Leaving aside, if we can, the behaviour that claims it is not unreasonable by perversely demonstrating that it is unreasonable (a man forcing his wife to stay married when she does want to) the case itself has been lauded by many as indicative that modern marriages now demonstrate a relational complexity far beyond what the law provides for and actually what might be best for all concerned: the fault free divorce.
Does this mean that the law is still mired in an age-old patriarchy, where women are cursed to remain in loveless marriages? The recent research published by Alicia Walker, a sociologist at Missouri State University, The Secret Life of The Cheating Wife strongly suggests that there is a defiant renaissance at work in marriage, where women in particular are powerfully becoming aware of their unmet needs, needs that cannot be satisfied within the confines of their often-traditional marriage; love might be present but desire has taken a walk elsewhere, notably into the arms (well, the bed) of another. This works to contradict the myth of the cheater-as-a-man (which is crazy: who did we think the man was sleeping with?) narrative and perhaps further recognises female power.
Except, in this case the law seems not to.
We don’t really know for certain how many unhappy marriages there are, not do we know for certain how many affairs take place, but figures suggest that an affair might take place in up to 35% of marriages. Why is this figure important? Because it suggests that an affair, or an unhappy marriage is not best understood via a fault-based narrative, its motivation instead might provide us with great psychological insight into the nature of human bonding: Esther Perel’s book The State of Affairs seeks to do just this and does it superbly.

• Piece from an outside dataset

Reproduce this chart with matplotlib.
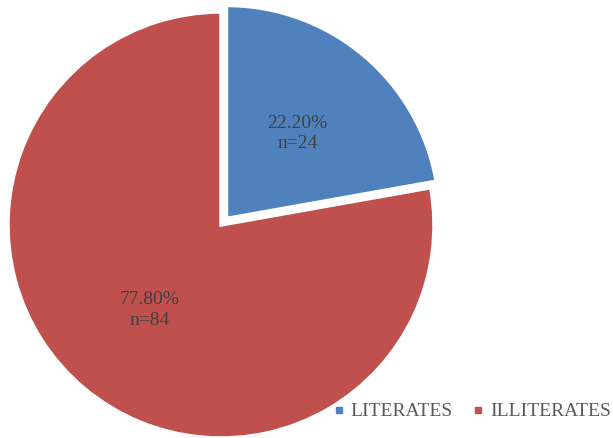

Relationships are complex, and marital relationships are more complex still. Rarely do folk embark upon either an affair or divorce without some degree of soul searching, shame and guilt. Divorce, which can be gut wrenchingly painful for both sides, and sets up a legally buttressed adversarial relationship that in turn rips the parent-child relationship apart has to stop, yet I hear those who say that a truly no-fault divorce will make it “too easy” to divorce. I really don’t think divorce is ever taken easily or lightly, and in any case this idea that there will be sudden goldrush to Court if the UK stages a no-fault rule is contraindicated where it does exist in other countries.
Yet perhaps we might pause here; the process of divorce when it impacts on children currently can involve lawyers, mediation, family consultants, CAFCASS and the family court (may the best barrister win: the financial implications are sky high stupid at times) but a no-fault divorce does not have to mean no accountability, lest this become a licence for personal irresponsibility.
The law must both fit and at times test the mores of society, else society and its constitute parts (that’s us) buckle under further caprice or misery; marriage constitutes one of the most complex and important rites and promises in our lives-can the law recognise this?